Stated problem: Make an exact copy of the lines, leaving the pictures out.
_ _ _ _ _ _ _
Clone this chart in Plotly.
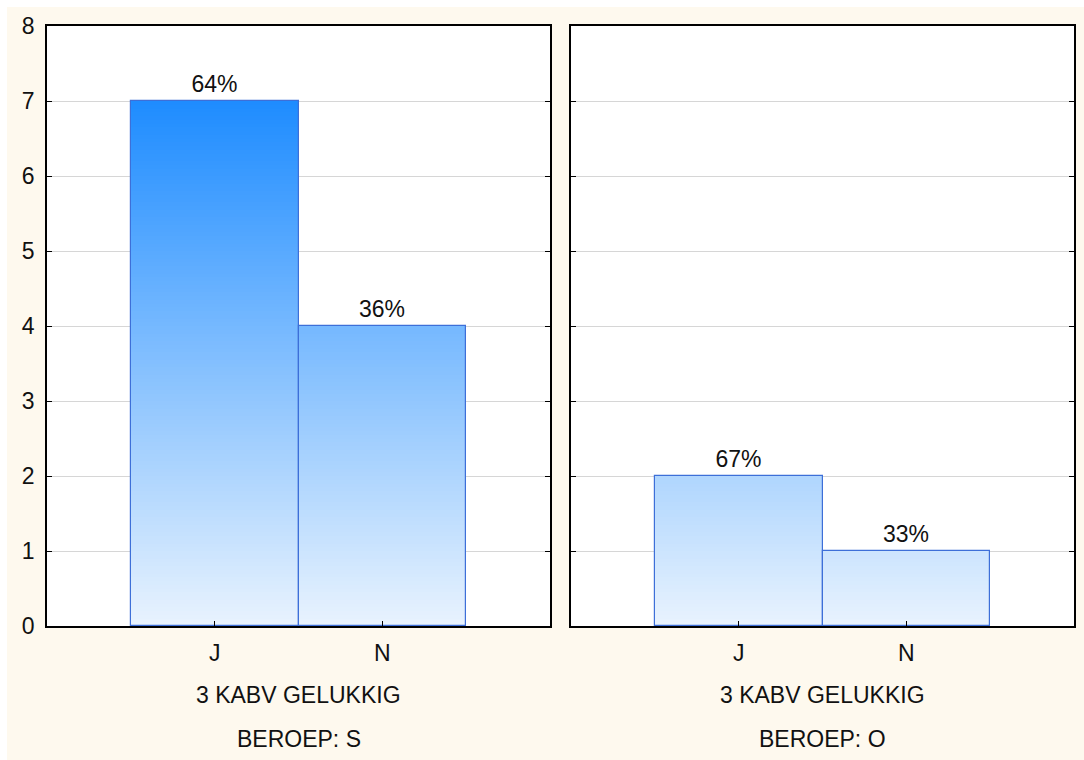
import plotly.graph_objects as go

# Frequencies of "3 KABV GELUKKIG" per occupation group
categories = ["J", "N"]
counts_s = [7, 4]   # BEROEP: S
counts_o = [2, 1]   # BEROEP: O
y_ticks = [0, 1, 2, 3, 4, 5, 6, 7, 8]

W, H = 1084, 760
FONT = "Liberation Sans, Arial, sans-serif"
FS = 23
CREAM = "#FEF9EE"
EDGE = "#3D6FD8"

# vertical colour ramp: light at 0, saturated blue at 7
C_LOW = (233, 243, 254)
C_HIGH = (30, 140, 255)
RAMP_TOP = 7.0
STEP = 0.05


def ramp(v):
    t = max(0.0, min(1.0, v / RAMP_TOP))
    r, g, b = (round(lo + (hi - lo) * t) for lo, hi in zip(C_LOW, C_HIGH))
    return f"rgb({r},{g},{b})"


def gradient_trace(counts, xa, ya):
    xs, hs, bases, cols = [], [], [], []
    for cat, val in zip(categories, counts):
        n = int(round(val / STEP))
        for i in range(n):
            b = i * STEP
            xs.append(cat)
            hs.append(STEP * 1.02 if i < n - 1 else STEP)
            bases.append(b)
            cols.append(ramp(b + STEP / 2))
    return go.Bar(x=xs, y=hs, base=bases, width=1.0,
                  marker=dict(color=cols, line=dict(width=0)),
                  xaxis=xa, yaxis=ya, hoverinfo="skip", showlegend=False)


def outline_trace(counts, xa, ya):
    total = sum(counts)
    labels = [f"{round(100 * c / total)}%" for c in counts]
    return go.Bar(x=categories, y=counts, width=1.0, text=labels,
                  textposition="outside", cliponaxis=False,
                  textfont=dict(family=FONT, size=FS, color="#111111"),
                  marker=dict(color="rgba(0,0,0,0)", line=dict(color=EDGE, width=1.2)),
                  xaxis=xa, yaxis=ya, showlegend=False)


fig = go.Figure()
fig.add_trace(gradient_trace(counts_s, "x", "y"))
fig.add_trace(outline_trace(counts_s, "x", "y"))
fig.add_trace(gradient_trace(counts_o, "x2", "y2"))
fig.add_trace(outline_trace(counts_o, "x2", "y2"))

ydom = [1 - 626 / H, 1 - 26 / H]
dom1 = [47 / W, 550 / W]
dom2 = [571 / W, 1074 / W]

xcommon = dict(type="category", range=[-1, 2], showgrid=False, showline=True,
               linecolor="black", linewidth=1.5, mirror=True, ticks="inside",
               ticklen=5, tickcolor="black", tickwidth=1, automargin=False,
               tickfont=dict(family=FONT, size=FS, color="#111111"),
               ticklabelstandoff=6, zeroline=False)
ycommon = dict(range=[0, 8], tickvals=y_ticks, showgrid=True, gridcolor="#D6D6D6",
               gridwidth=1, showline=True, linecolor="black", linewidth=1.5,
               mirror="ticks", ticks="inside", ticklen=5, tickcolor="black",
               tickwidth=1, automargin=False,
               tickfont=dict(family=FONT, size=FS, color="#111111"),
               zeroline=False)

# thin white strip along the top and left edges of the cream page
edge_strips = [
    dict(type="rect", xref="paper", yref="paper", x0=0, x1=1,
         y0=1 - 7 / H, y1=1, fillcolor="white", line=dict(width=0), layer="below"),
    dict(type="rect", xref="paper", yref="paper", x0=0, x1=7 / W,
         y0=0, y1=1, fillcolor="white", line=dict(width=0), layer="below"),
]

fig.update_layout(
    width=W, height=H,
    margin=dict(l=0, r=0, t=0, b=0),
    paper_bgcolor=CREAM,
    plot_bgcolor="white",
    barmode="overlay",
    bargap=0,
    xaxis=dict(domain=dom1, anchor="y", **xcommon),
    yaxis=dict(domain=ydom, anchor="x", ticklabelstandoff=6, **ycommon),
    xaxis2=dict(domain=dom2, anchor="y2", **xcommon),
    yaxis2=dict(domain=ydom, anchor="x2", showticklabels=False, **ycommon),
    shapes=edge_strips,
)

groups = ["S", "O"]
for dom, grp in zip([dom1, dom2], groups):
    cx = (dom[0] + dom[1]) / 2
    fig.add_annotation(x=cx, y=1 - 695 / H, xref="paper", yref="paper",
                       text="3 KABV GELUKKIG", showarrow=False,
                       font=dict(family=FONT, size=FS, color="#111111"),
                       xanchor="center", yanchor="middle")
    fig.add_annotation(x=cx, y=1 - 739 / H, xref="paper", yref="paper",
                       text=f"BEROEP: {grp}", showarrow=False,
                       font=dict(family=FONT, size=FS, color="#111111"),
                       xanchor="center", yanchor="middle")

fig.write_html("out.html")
_ _ _ _ _ _ _
Answer for this exercise:
Clone this chart in Plotly.
import plotly.graph_objects as go

# Frequencies of "3 KABV GELUKKIG" per occupation group
categories = ["J", "N"]
counts_s = [7, 4]   # BEROEP: S
counts_o = [2, 1]   # BEROEP: O
y_ticks = [0, 1, 2, 3, 4, 5, 6, 7, 8]

W, H = 1084, 760
FONT = "Liberation Sans, Arial, sans-serif"
FS = 23
CREAM = "#FEF9EE"
EDGE = "#3D6FD8"

# vertical colour ramp: light at 0, saturated blue at 7
C_LOW = (233, 243, 254)
C_HIGH = (30, 140, 255)
RAMP_TOP = 7.0
STEP = 0.05


def ramp(v):
    t = max(0.0, min(1.0, v / RAMP_TOP))
    r, g, b = (round(lo + (hi - lo) * t) for lo, hi in zip(C_LOW, C_HIGH))
    return f"rgb({r},{g},{b})"


def gradient_trace(counts, xa, ya):
    xs, hs, bases, cols = [], [], [], []
    for cat, val in zip(categories, counts):
        n = int(round(val / STEP))
        for i in range(n):
            b = i * STEP
            xs.append(cat)
            hs.append(STEP * 1.02 if i < n - 1 else STEP)
            bases.append(b)
            cols.append(ramp(b + STEP / 2))
    return go.Bar(x=xs, y=hs, base=bases, width=1.0,
                  marker=dict(color=cols, line=dict(width=0)),
                  xaxis=xa, yaxis=ya, hoverinfo="skip", showlegend=False)


def outline_trace(counts, xa, ya):
    total = sum(counts)
    labels = [f"{round(100 * c / total)}%" for c in counts]
    return go.Bar(x=categories, y=counts, width=1.0, text=labels,
                  textposition="outside", cliponaxis=False,
                  textfont=dict(family=FONT, size=FS, color="#111111"),
                  marker=dict(color="rgba(0,0,0,0)", line=dict(color=EDGE, width=1.2)),
                  xaxis=xa, yaxis=ya, showlegend=False)


fig = go.Figure()
fig.add_trace(gradient_trace(counts_s, "x", "y"))
fig.add_trace(outline_trace(counts_s, "x", "y"))
fig.add_trace(gradient_trace(counts_o, "x2", "y2"))
fig.add_trace(outline_trace(counts_o, "x2", "y2"))

ydom = [1 - 626 / H, 1 - 26 / H]
dom1 = [47 / W, 550 / W]
dom2 = [571 / W, 1074 / W]

xcommon = dict(type="category", range=[-1, 2], showgrid=False, showline=True,
               linecolor="black", linewidth=1.5, mirror=True, ticks="inside",
               ticklen=5, tickcolor="black", tickwidth=1, automargin=False,
               tickfont=dict(family=FONT, size=FS, color="#111111"),
               ticklabelstandoff=6, zeroline=False)
ycommon = dict(range=[0, 8], tickvals=y_ticks, showgrid=True, gridcolor="#D6D6D6",
               gridwidth=1, showline=True, linecolor="black", linewidth=1.5,
               mirror="ticks", ticks="inside", ticklen=5, tickcolor="black",
               tickwidth=1, automargin=False,
               tickfont=dict(family=FONT, size=FS, color="#111111"),
               zeroline=False)

# thin white strip along the top and left edges of the cream page
edge_strips = [
    dict(type="rect", xref="paper", yref="paper", x0=0, x1=1,
         y0=1 - 7 / H, y1=1, fillcolor="white", line=dict(width=0), layer="below"),
    dict(type="rect", xref="paper", yref="paper", x0=0, x1=7 / W,
         y0=0, y1=1, fillcolor="white", line=dict(width=0), layer="below"),
]

fig.update_layout(
    width=W, height=H,
    margin=dict(l=0, r=0, t=0, b=0),
    paper_bgcolor=CREAM,
    plot_bgcolor="white",
    barmode="overlay",
    bargap=0,
    xaxis=dict(domain=dom1, anchor="y", **xcommon),
    yaxis=dict(domain=ydom, anchor="x", ticklabelstandoff=6, **ycommon),
    xaxis2=dict(domain=dom2, anchor="y2", **xcommon),
    yaxis2=dict(domain=ydom, anchor="x2", showticklabels=False, **ycommon),
    shapes=edge_strips,
)

groups = ["S", "O"]
for dom, grp in zip([dom1, dom2], groups):
    cx = (dom[0] + dom[1]) / 2
    fig.add_annotation(x=cx, y=1 - 695 / H, xref="paper", yref="paper",
                       text="3 KABV GELUKKIG", showarrow=False,
                       font=dict(family=FONT, size=FS, color="#111111"),
                       xanchor="center", yanchor="middle")
    fig.add_annotation(x=cx, y=1 - 739 / H, xref="paper", yref="paper",
                       text=f"BEROEP: {grp}", showarrow=False,
                       font=dict(family=FONT, size=FS, color="#111111"),
                       xanchor="center", yanchor="middle")

fig.write_html("out.html")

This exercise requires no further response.